Inspect the chaos pods in the experiment namespace with kubectl describe pod -n <chaos-namespace>. The most common causes are taints on the target node, insufficient CPU or memory on the node, or a PodSecurity admission policy blocking privileged pods. Add the required tolerations to the experiment, free resources on the node, or run the experiment in a namespace with privileged Pod Security level.

Node network latency fails immediately on hardened nodes or with an unknown interface

Either the required Linux networking kernel modules are missing on the target node, or the NETWORK_INTERFACE value does not match a real interface on the node. SSH to the node and run ip -br link to list interfaces.

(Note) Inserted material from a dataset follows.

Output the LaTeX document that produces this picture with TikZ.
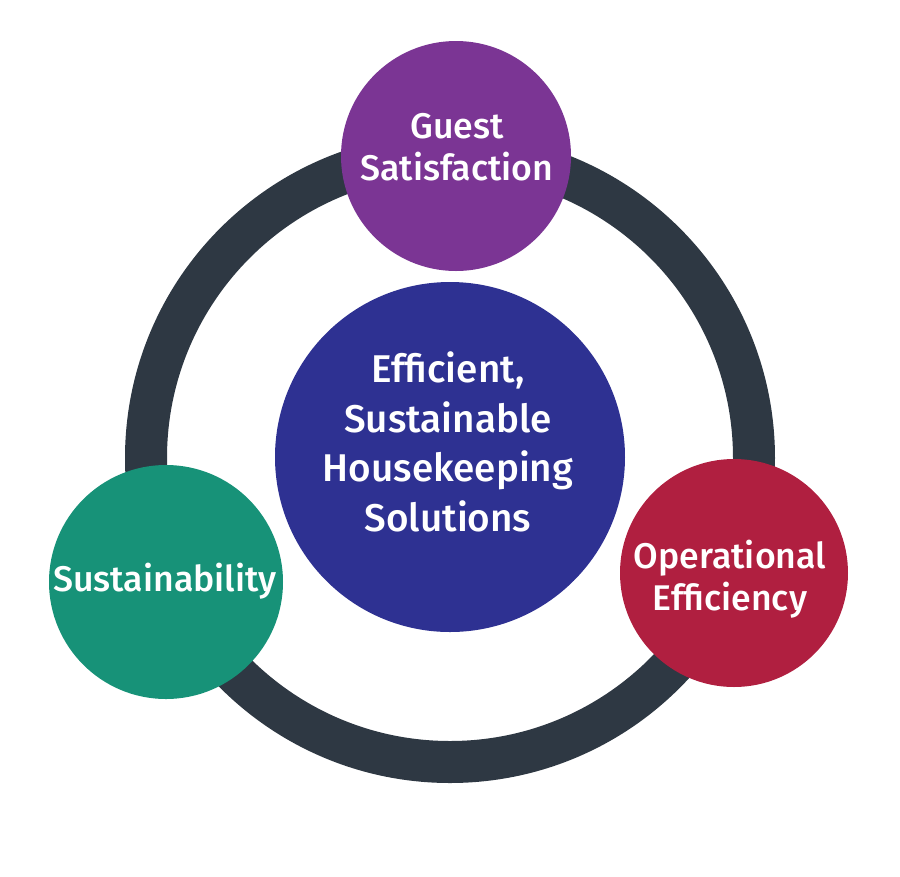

On RHEL-family hosts install kernel-modules-extra and reboot to restore the missing modules; otherwise set NETWORK_INTERFACE to the actual interface name (for example ens5 on EKS, eth0 on most others).

Node network latency fault runs but application latency does not increase

Three common causes: (1) the workload routes intra-node over the CNI bridge and never crosses the shaped interface, (2) DESTINATION_HOSTS resolves to IPs not on the shaped path, or (3) the application talks to a sidecar over localhost which bypasses the shaped path. Ping the target service from a pod on a different node to verify the delay end-to-end.

Node flips to NotReady when running node-network-latency at high delay values

At delays comparable to or greater than node-monitor-grace-period (40 to 50 seconds in current Kubernetes), kubelet lease renewals can miss their window and the controller-manager flips the node to NotReady. Use a lower NETWORK_LATENCY value, or exclude the kube-apiserver IP from the shaped path by scoping with DESTINATION_HOSTS to the specific dependency you want to slow down.